Toronto City Council Defers Tax Debate

Tuesday, July 17th, 2007

Far more compelling to the left wing loss of the yesterday’s tax vote was the first real stinging political defeat as Mayor of Toronto for David Miller.

Many will historically view this as the turning point in Miller’s political fortune.

But in my view this turning point came when he usurped the Toronto Waterfront Revitalization Corp and inserted his campaign co-chair Jack Diamond as the architect for TEDCO’s “project symphony”. This indisputable unethical patronage appointment was done despite a 20 million dollar world wide competition. The TWRC committee had made a decision and it was not Jack Diamond.

In Millers mind I really think he believes that Toronto needs this revenue.

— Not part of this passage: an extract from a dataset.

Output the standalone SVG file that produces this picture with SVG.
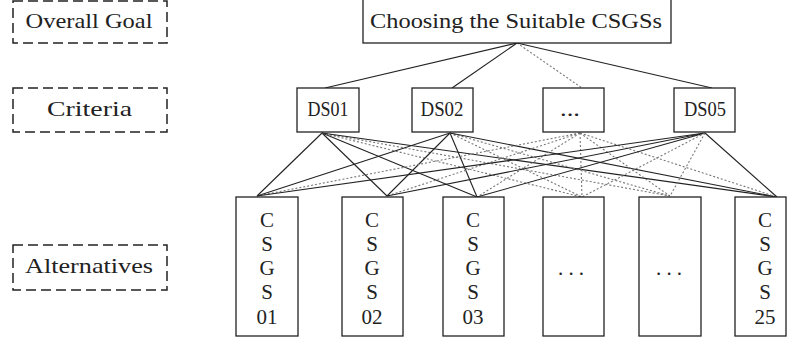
<svg xmlns="http://www.w3.org/2000/svg" width="787" height="342" viewBox="0 0 787 342">
<style>
.box{fill:#fff;stroke:#222;stroke-width:1.3}
.dash{fill:none;stroke:#222;stroke-width:1.5;stroke-dasharray:10 5}
.t{font-family:"Liberation Serif","DejaVu Serif",serif;font-size:21px;fill:#222;text-anchor:middle}
.s{stroke:#222;stroke-width:1.1;fill:none}
.d{stroke:#777;stroke-width:1.1;stroke-dasharray:2 2;fill:none}
</style>
<rect width="787" height="342" fill="#fff"/>
<g id="connectors">
<line class="s" x1="517" y1="43" x2="325" y2="88"/>
<line class="s" x1="517" y1="43" x2="452" y2="88"/>
<line class="d" x1="517" y1="43" x2="582" y2="88"/>
<line class="s" x1="517" y1="43" x2="712" y2="88"/>
<line class="s" x1="322" y1="133" x2="257" y2="196"/>
<line class="s" x1="322" y1="133" x2="387" y2="196"/>
<line class="s" x1="322" y1="133" x2="477" y2="197"/>
<line class="d" x1="322" y1="133" x2="582" y2="197"/>
<line class="d" x1="322" y1="133" x2="670" y2="196"/>
<line class="s" x1="322" y1="133" x2="777" y2="197"/>
<line class="s" x1="450" y1="133" x2="257" y2="196"/>
<line class="s" x1="450" y1="133" x2="387" y2="196"/>
<line class="s" x1="450" y1="133" x2="477" y2="197"/>
<line class="d" x1="450" y1="133" x2="582" y2="197"/>
<line class="d" x1="450" y1="133" x2="670" y2="196"/>
<line class="s" x1="450" y1="133" x2="777" y2="197"/>
<line class="d" x1="580" y1="133" x2="257" y2="196"/>
<line class="d" x1="580" y1="133" x2="387" y2="196"/>
<line class="d" x1="580" y1="133" x2="477" y2="197"/>
<line class="d" x1="580" y1="133" x2="582" y2="197"/>
<line class="d" x1="580" y1="133" x2="670" y2="196"/>
<line class="d" x1="580" y1="133" x2="777" y2="197"/>
<line class="s" x1="705" y1="133" x2="257" y2="196"/>
<line class="s" x1="705" y1="133" x2="387" y2="196"/>
<line class="s" x1="705" y1="133" x2="477" y2="197"/>
<line class="d" x1="705" y1="133" x2="582" y2="197"/>
<line class="d" x1="705" y1="133" x2="670" y2="196"/>
<line class="s" x1="705" y1="133" x2="777" y2="197"/>
</g>
<g id="label-goal"><rect class="dash" x="13" y="1" width="154" height="42"/><text class="t" x="89" y="28" textLength="127" lengthAdjust="spacingAndGlyphs">Overall Goal</text></g>
<g id="label-criteria"><rect class="dash" x="13" y="88" width="154" height="44"/><text class="t" x="89.5" y="116" textLength="85" lengthAdjust="spacingAndGlyphs">Criteria</text></g>
<g id="label-alternatives"><rect class="dash" x="13" y="245" width="154" height="45"/><text class="t" x="89" y="273" textLength="128" lengthAdjust="spacingAndGlyphs">Alternatives</text></g>
<g id="goal"><rect class="box" x="363" y="-1" width="308" height="44"/><text class="t" x="516" y="28" textLength="292" lengthAdjust="spacingAndGlyphs">Choosing the Suitable CSGSs</text></g>
<g id="ds01"><rect class="box" x="297" y="88" width="62" height="44"/><text class="t" x="328" y="116" textLength="41" lengthAdjust="spacingAndGlyphs">DS01</text></g>
<g id="ds02"><rect class="box" x="412" y="88" width="61" height="44"/><text class="t" x="442" y="116" textLength="43" lengthAdjust="spacingAndGlyphs">DS02</text></g>
<g id="dsdots"><rect class="box" x="543" y="88" width="61" height="44"/><text class="t" x="570" y="116" textLength="20" lengthAdjust="spacingAndGlyphs">...</text></g>
<g id="ds05"><rect class="box" x="674" y="88" width="61" height="44"/><text class="t" x="705" y="116" textLength="42" lengthAdjust="spacingAndGlyphs">DS05</text></g>
<g id="alt01"><rect class="box" x="236" y="197" width="62" height="139"/><text class="t" x="267" y="227">C</text><text class="t" x="267" y="251">S</text><text class="t" x="267" y="275">G</text><text class="t" x="267" y="299">S</text><text class="t" x="267" y="324">01</text></g>
<g id="alt02"><rect class="box" x="342" y="197" width="61" height="139"/><text class="t" x="372" y="227">C</text><text class="t" x="372" y="251">S</text><text class="t" x="372" y="275">G</text><text class="t" x="372" y="299">S</text><text class="t" x="372" y="324">02</text></g>
<g id="alt03"><rect class="box" x="443" y="197" width="61" height="139"/><text class="t" x="473" y="227">C</text><text class="t" x="473" y="251">S</text><text class="t" x="473" y="275">G</text><text class="t" x="473" y="299">S</text><text class="t" x="473" y="324">03</text></g>
<g id="alt04"><rect class="box" x="543" y="197" width="61" height="139"/><text class="t" x="571" y="275" textLength="26" lengthAdjust="spacing">. . .</text></g>
<g id="alt05"><rect class="box" x="639" y="197" width="62" height="139"/><text class="t" x="669" y="275" textLength="26" lengthAdjust="spacing">. . .</text></g>
<g id="alt25"><rect class="box" x="735" y="197" width="51" height="139"/><text class="t" x="765" y="227">C</text><text class="t" x="765" y="251">S</text><text class="t" x="765" y="275">G</text><text class="t" x="765" y="299">S</text><text class="t" x="765" y="324">25</text></g>
</svg>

But you can’t suck and blow.

And now.his fellow councilors have forged a team, drawn the battle line, and served a dish of odium that he will eat for the last of his term as Mayor of the City of Toronto.

Be Careful of What you Wish For

Monday, July 16th, 2007

When Harris downloaded, in particular, social services, onto the city there were legitimate cries for help from city council.

Every year the city cried and every year the province was there to bail them out.

Low and behold came the provincial legislation called The City of Toronto Act.

Miller clicked his heals when this act was made law; for now he had the power to levy new taxes and thus generate needed revenue.
I’m not sure he realizes how much he was sucked in by the province.

Without question as Toronto City Council debates these new taxes many of its voting members are playing “Russian Roulette”.

Vote “yes” and stay in Miller’s good books for the balance of this term but then run the risk that this issue may ultimately cost you your seat come election time.

I know if I was an opponent of a “yes” incumbent during the next election I would be all over it during the campaign.

A “no” could cost a committee chairmanship.

Indeed the province in no longer the bad guy for the city’s financial woes.

Now the dirty work of taxation is in the hands of Miller.

From what I am hearing about the rancorous opposition at city hall today I am sure Miller is wishing someone else had his job.